◆ REQUIREMENTS ◆
Each line from the top of the listing through the one holding "radius=8.475, y radius=4.52];" should be restated word for word, with nothing added and no pictures.

########

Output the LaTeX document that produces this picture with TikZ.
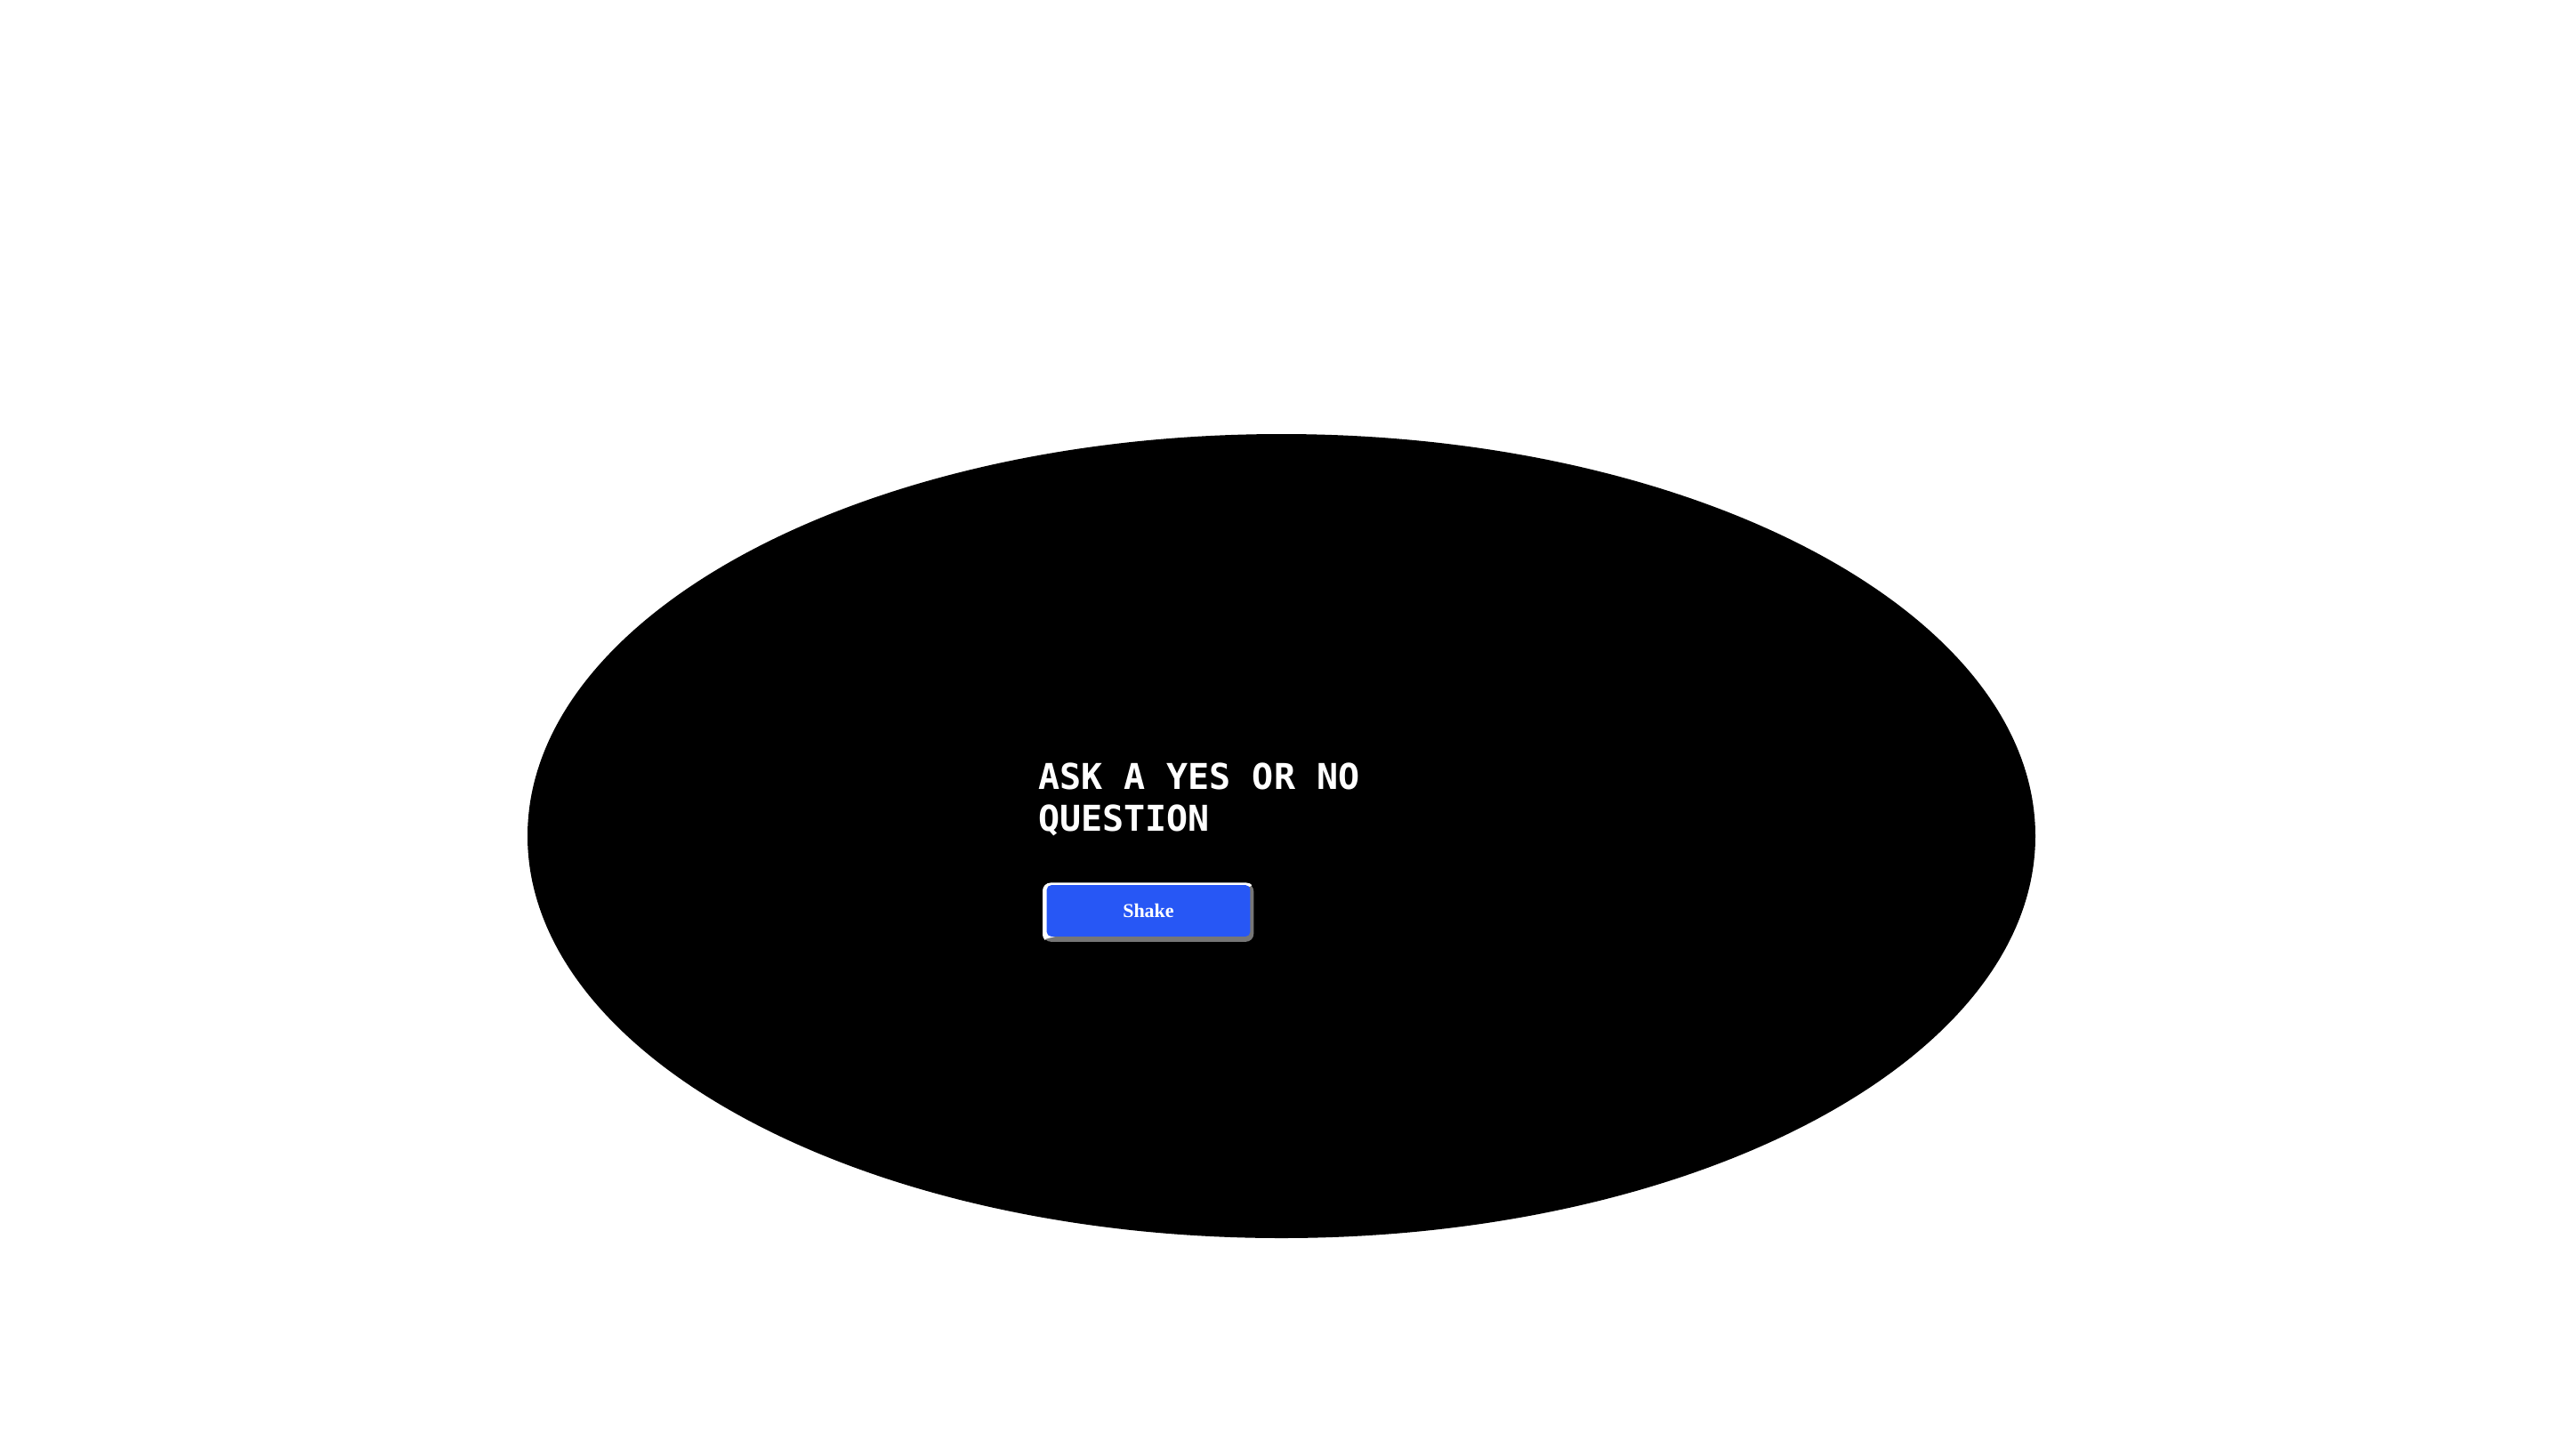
\documentclass[tikz,border=0pt]{standalone}
\usepackage{fontspec}
\usetikzlibrary{calc}
\newfontfamily\titlefont{DejaVu Sans Mono}
\newfontfamily\btnfont{Liberation Serif}
\definecolor{shakeblue}{RGB}{39,87,245}
\definecolor{edgegray}{RGB}{118,118,118}

\begin{document}
\begin{tikzpicture}

        % Page
        \fill[white] (0,0) rectangle (28.8,-16.36);
        \useasboundingbox (0,0) rectangle (28.8,-16.36);

        % Ball
        \fill[black] (14.405,-9.40) ellipse [x radius=8.475, y radius=4.52];

        % Prompt
        \node (prompt) [anchor=base west, align=left, inner sep=0, text=white,
            font=\titlefont\bfseries\fontsize{11.38pt}{13.51pt}\selectfont]
            at (11.665,-9.345) {ASK A YES OR NO\\QUESTION};

        % Button
        \node (shakeedge) [fill=edgegray, rounded corners=0.09cm, inner sep=0,
            minimum width=2.366cm, minimum height=0.657cm] at (12.91,-10.26) {};
        \begin{scope}
            \clip (shakeedge.south west) -- (shakeedge.north west) -- (shakeedge.north east)
                -- ($(shakeedge.north east)+(-0.04,-0.04)$) -- ($(shakeedge.south west)+(0.04,0.04)$) -- cycle;
            \fill[white, rounded corners=0.09cm] (shakeedge.south west) rectangle (shakeedge.north east);
        \end{scope}
        \node (shake) [fill=shakeblue, rounded corners=0.05cm, inner sep=0, text=white,
            minimum width=2.286cm, minimum height=0.577cm, yshift=0.02cm,
            font=\btnfont\bfseries\fontsize{6.26pt}{7.5pt}\selectfont]
            at (shakeedge.center) {Shake};

    \end{tikzpicture}
\end{document}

########

◆ EXERCISE RESPONSE ◆
Output the LaTeX document that produces this picture with TikZ.
\documentclass[tikz,border=0pt]{standalone}
\usepackage{fontspec}
\usetikzlibrary{calc}
\newfontfamily\titlefont{DejaVu Sans Mono}
\newfontfamily\btnfont{Liberation Serif}
\definecolor{shakeblue}{RGB}{39,87,245}
\definecolor{edgegray}{RGB}{118,118,118}

\begin{document}
\begin{tikzpicture}

        % Page
        \fill[white] (0,0) rectangle (28.8,-16.36);
        \useasboundingbox (0,0) rectangle (28.8,-16.36);

        % Ball
        \fill[black] (14.405,-9.40) ellipse [x radius=8.475, y radius=4.52];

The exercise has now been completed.